EfA 2003
Ende 2002 war klar, dass Netscape mit der Version 4 den Browserkrieg verloren hatte, der Internet Explorer hatte den Markt überrollt. Aus Sicht der Webentwickler hatte diese Umkehrung der Marktanteile auch etwas Positives: der MS IE wurde von Version zu Version immer besser, bis mit dem 6-er ein Browser auf den Markt kam, mit dem man zum ersten Mal reine CSS-Layouts anbieten konnte, ohne das HTML mit zusätzlichen Hacks zu verunstalten.
Autor: tc
Da die 4-er Browser mittlerweile in manchen Monaten gar nicht mehr in der Statistik von EfA auftauchten, fiel die Entscheidung für einen Relaunch mit aufwändigerem, dreispaltigem Layout. Gleichzeitig sollten ältere Browser eine stark reduzierte Gestaltung erhalten, das sich im Wesentlichen auf die Möglichkeiten von CSS1 beschränkte.

Für aktuellere Browser wurde ein Layout entwickelt, mit dem demonstriert werden sollte, dass zugängliches Webdesign nicht bedeutet, Textwüsten unformatiert auf farblosen Hintergründen zu präsentieren. Gleichzeitig war dieser Relaunch auch eine Machbarkeitsstudie für die zwischenzeitlich in Kraft getretene »Barrierefreie Informationstechnik-Verordnung« (BITV) des Bundes. Erklärtes Ziel war, sämtliche Vorgaben dieser deutschen Adaption der Web Content Accessibility Guidelines des W3C zu erfüllen oder die Fälle zu dokumentieren, wo eine Erfüllung technisch nicht möglich, inhaltlich nicht sinnvoll war oder nur mit nicht mehr zu rechtfertigendem Aufwand zu erfüllen.

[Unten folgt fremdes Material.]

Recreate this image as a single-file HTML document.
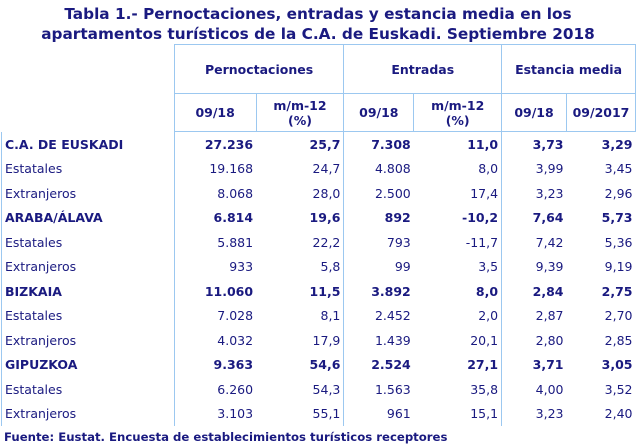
<!DOCTYPE html>
<html><head><meta charset="utf-8"><style>
body{margin:0;width:636px;height:448px;background:#fff;font-family:"DejaVu Sans","Liberation Sans",sans-serif;color:#1a1a80;position:relative;overflow:hidden}
.t{position:absolute;left:0;top:4px;width:636px;text-align:center;font-weight:bold;font-size:15.3px;line-height:20px;color:#1a1a80}
table{position:absolute;left:1px;top:44px;border-collapse:collapse;table-layout:fixed;font-size:12.5px}
td{padding:0 3px;height:24.5px;text-align:right;white-space:nowrap}
td:first-child{text-align:left;padding-left:3px}
.b td{font-weight:bold}
.h td{text-align:center;font-weight:bold;border:1px solid #9cc8f0}
.h td.e{border:none;border-right:1px solid #9cc8f0}
.v{border-left:1px solid #9cc8f0}
tbody tr td:first-child{border-left:1px solid #9cc8f0}
.f{position:absolute;left:4px;top:430px;font-weight:bold;font-size:11.7px}
</style></head><body>
<div class="t">Tabla 1.- Pernoctaciones, entradas y estancia media en los<br>apartamentos turísticos de la C.A. de Euskadi. Septiembre 2018</div>
<table>
<colgroup><col style="width:173px"><col style="width:82px"><col style="width:88px"><col style="width:70px"><col style="width:88px"><col style="width:65px"><col style="width:69px"></colgroup>
<thead>
<tr class="h" style="height:49px"><td class="e" rowspan="1"></td><td colspan="2">Pernoctaciones</td><td colspan="2">Entradas</td><td colspan="2">Estancia media</td></tr>
<tr class="h" style="height:38px"><td class="e"></td><td>09/18</td><td style="line-height:15px">m/m-12<br>(%)</td><td>09/18</td><td style="line-height:15px">m/m-12<br>(%)</td><td>09/18</td><td>09/2017</td></tr>
</thead>
<tbody>
<tr class="b"><td>C.A. DE EUSKADI</td><td class="v">27.236</td><td>25,7</td><td class="v">7.308</td><td>11,0</td><td class="v">3,73</td><td>3,29</td></tr>
<tr><td>Estatales</td><td class="v">19.168</td><td>24,7</td><td class="v">4.808</td><td>8,0</td><td class="v">3,99</td><td>3,45</td></tr>
<tr><td>Extranjeros</td><td class="v">8.068</td><td>28,0</td><td class="v">2.500</td><td>17,4</td><td class="v">3,23</td><td>2,96</td></tr>
<tr class="b"><td>ARABA/ÁLAVA</td><td class="v">6.814</td><td>19,6</td><td class="v">892</td><td>-10,2</td><td class="v">7,64</td><td>5,73</td></tr>
<tr><td>Estatales</td><td class="v">5.881</td><td>22,2</td><td class="v">793</td><td>-11,7</td><td class="v">7,42</td><td>5,36</td></tr>
<tr><td>Extranjeros</td><td class="v">933</td><td>5,8</td><td class="v">99</td><td>3,5</td><td class="v">9,39</td><td>9,19</td></tr>
<tr class="b"><td>BIZKAIA</td><td class="v">11.060</td><td>11,5</td><td class="v">3.892</td><td>8,0</td><td class="v">2,84</td><td>2,75</td></tr>
<tr><td>Estatales</td><td class="v">7.028</td><td>8,1</td><td class="v">2.452</td><td>2,0</td><td class="v">2,87</td><td>2,70</td></tr>
<tr><td>Extranjeros</td><td class="v">4.032</td><td>17,9</td><td class="v">1.439</td><td>20,1</td><td class="v">2,80</td><td>2,85</td></tr>
<tr class="b"><td>GIPUZKOA</td><td class="v">9.363</td><td>54,6</td><td class="v">2.524</td><td>27,1</td><td class="v">3,71</td><td>3,05</td></tr>
<tr><td>Estatales</td><td class="v">6.260</td><td>54,3</td><td class="v">1.563</td><td>35,8</td><td class="v">4,00</td><td>3,52</td></tr>
<tr><td>Extranjeros</td><td class="v">3.103</td><td>55,1</td><td class="v">961</td><td>15,1</td><td class="v">3,23</td><td>2,40</td></tr>
</tbody></table>
<div class="f">Fuente: Eustat. Encuesta de establecimientos turísticos receptores</div>
</body></html>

Positiv bei diesem Relaunch wirkte sich aus, dass das Ausgangsmaterial bereits weitestgehend semantisch strukturiert und standardkonform war. So ließen sich tief greifende Änderungen im Layout und der Informationsarchitektur und Navigation mit Hilfe von ausgefeilten Suchmustern durchführen, was bei einem Tabellen- und Font-Tag basierten Layout ohne die eingebaute Logik barrierefreier Seiten nicht möglich gewesen wäre. Gleichzeitig wurde im Zuge des Umbaus und der Erweiterung durch ein Weblog der Sprung von XHTML 1 transitional zu XHTML 1 strict vollzogen.
Semantik ist die Lehre von der Bedeutung der Dinge. Auf das Web übertragen bedeutet dies, dass alle HTML-Tags eine Bedeutung in sich tragen, also ihren Inhalt selbst definieren. Hier klaffen weite Lücken im HTML-Standard, denn nicht für jede Bedeutung gibt es ein entsprechendes HTML-Element.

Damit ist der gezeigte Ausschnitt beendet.